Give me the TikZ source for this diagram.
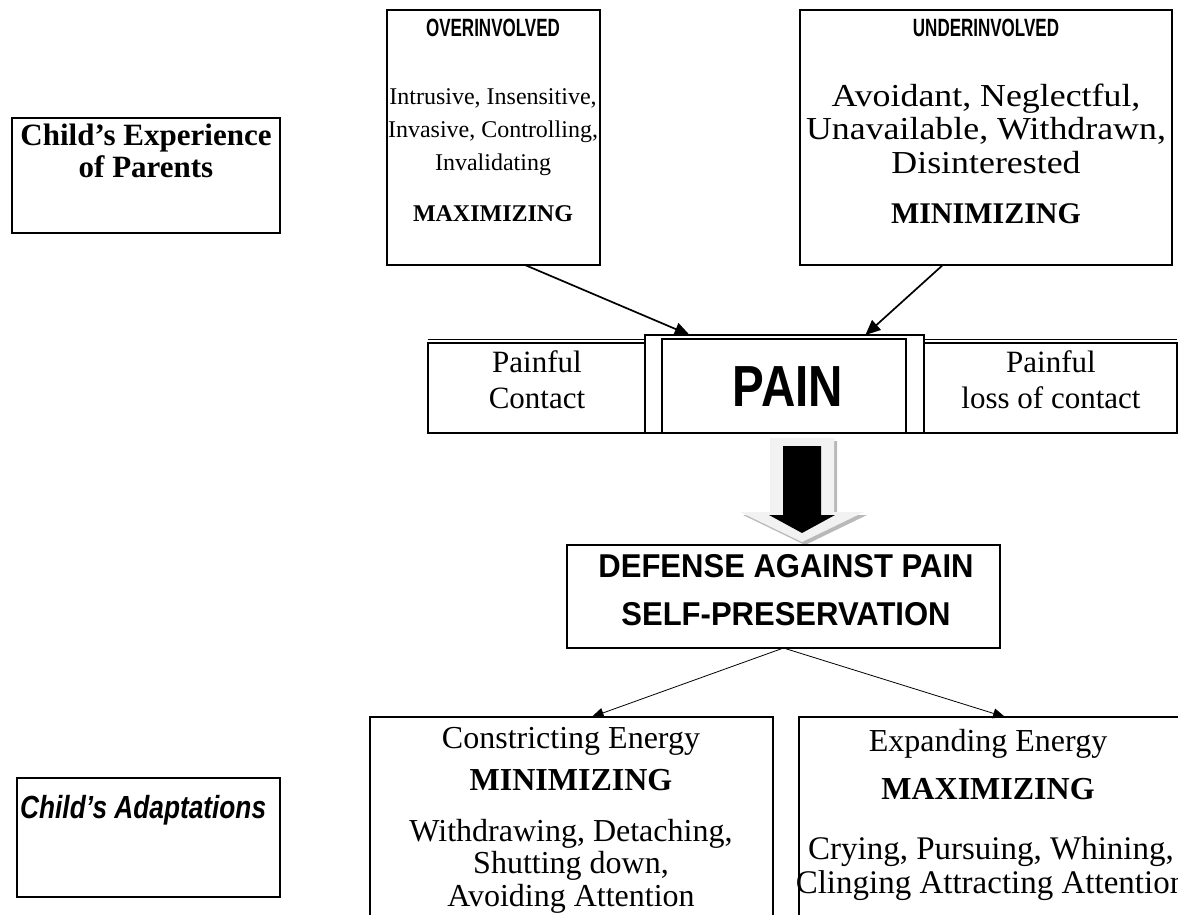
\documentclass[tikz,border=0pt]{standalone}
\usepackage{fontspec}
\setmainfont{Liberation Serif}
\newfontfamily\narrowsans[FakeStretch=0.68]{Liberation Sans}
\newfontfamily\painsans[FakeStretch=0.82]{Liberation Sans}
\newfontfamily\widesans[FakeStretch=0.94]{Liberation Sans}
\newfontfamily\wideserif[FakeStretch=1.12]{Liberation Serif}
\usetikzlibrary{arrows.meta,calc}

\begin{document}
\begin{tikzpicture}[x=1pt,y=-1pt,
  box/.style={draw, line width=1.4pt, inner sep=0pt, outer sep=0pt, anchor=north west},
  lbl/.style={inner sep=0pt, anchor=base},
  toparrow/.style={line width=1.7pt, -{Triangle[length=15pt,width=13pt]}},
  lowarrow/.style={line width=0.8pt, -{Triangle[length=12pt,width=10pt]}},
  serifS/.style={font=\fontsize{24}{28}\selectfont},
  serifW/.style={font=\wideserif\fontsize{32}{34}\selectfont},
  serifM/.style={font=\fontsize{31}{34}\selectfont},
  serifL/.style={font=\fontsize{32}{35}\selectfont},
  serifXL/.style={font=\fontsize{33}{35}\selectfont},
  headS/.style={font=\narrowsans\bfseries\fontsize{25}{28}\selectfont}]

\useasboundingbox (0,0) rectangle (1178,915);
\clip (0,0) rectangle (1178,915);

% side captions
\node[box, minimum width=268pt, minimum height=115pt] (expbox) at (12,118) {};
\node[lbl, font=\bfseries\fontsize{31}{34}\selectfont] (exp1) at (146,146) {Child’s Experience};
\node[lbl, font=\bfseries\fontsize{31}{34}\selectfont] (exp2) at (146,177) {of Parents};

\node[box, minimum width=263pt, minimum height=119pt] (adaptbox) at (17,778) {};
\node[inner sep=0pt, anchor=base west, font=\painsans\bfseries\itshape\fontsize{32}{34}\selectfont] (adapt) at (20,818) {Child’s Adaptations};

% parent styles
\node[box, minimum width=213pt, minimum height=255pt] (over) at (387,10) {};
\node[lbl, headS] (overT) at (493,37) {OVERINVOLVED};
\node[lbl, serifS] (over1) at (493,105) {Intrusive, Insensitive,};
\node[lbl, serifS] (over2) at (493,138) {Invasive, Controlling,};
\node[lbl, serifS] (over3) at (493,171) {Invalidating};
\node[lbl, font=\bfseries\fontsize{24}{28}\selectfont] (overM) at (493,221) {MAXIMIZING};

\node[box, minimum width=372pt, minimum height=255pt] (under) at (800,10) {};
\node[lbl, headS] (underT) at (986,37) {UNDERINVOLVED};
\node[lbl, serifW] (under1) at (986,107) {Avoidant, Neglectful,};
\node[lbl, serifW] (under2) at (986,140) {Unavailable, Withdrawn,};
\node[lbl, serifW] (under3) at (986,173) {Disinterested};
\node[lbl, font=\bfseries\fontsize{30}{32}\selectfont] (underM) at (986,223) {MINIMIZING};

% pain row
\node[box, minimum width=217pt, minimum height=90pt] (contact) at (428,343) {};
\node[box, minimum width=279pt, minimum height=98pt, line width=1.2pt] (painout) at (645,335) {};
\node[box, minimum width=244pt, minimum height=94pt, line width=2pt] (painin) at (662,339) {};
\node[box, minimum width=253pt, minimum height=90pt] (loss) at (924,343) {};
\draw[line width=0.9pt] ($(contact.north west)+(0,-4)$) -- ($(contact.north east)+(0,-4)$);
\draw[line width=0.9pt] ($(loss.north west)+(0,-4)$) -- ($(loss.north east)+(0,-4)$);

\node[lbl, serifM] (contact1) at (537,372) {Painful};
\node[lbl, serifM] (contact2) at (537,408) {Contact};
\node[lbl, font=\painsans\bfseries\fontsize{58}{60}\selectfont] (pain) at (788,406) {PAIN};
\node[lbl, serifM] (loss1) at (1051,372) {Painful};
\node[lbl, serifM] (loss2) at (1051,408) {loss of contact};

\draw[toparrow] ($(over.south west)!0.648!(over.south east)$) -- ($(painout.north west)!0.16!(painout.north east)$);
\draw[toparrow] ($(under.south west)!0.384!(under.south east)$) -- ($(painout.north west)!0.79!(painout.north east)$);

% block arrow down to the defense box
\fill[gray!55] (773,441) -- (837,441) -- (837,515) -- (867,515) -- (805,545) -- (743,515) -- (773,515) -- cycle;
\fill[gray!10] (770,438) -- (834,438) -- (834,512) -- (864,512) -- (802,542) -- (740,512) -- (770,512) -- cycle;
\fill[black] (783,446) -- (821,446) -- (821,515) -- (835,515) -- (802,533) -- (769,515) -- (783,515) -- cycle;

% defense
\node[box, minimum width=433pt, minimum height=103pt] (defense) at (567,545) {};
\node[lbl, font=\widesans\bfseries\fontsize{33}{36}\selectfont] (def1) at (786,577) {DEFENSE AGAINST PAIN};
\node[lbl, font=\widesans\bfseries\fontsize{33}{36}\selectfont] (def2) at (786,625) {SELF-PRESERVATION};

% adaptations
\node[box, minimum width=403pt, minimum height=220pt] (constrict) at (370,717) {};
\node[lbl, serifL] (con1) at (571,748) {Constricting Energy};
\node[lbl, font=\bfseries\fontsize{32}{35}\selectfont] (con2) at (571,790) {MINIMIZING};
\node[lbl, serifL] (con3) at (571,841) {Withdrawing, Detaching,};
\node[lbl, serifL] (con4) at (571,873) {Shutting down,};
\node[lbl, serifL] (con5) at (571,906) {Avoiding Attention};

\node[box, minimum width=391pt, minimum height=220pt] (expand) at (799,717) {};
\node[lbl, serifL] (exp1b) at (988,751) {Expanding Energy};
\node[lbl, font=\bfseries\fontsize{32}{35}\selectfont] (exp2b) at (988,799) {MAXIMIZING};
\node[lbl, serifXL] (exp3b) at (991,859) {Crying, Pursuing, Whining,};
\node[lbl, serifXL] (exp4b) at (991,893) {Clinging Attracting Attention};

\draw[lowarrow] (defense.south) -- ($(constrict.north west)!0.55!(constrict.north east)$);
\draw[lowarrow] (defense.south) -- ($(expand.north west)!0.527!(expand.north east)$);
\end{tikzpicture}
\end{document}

* * *

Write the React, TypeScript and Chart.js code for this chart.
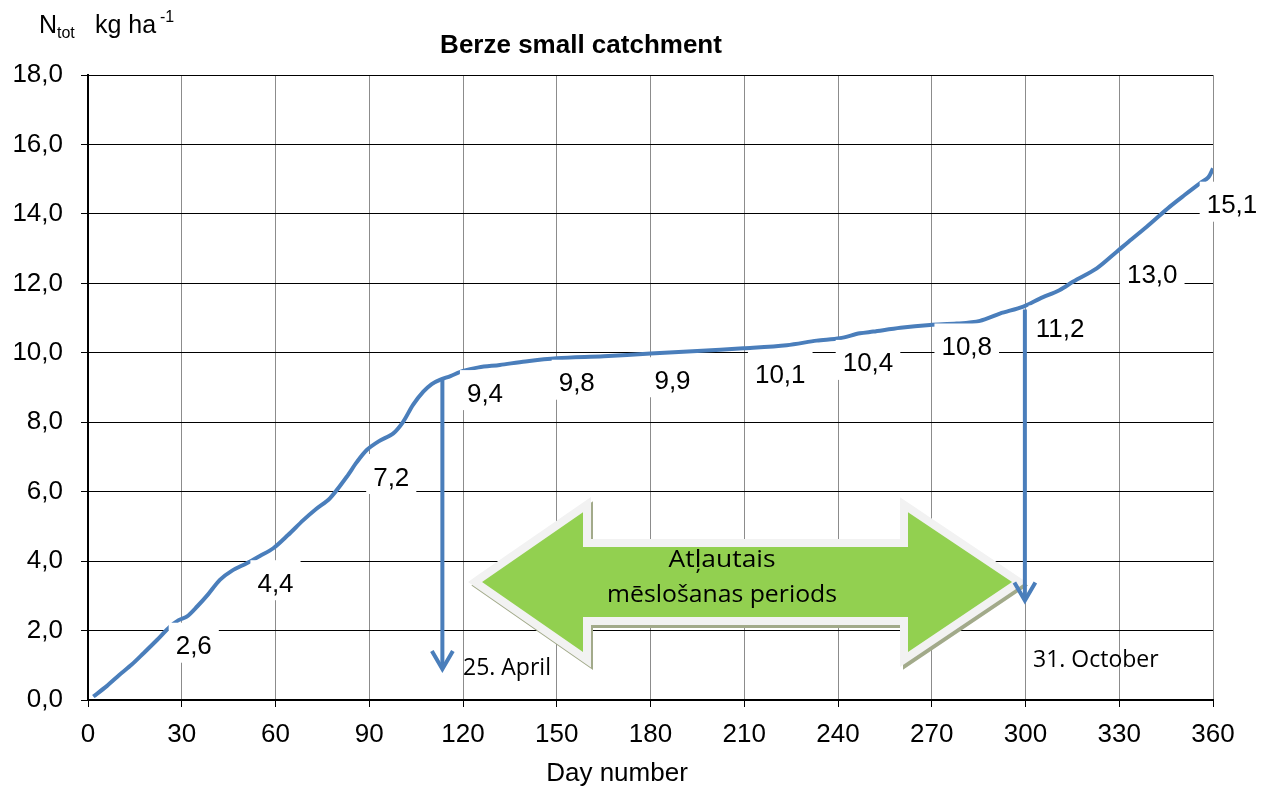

_WRITTEN PROBLEM_.
Every line of the listing that holds "this" should be found and copied.

_FULL RESPONSE_.
Give me the TikZ source for this diagram.
Write the React, TypeScript and Chart.js code for this chart.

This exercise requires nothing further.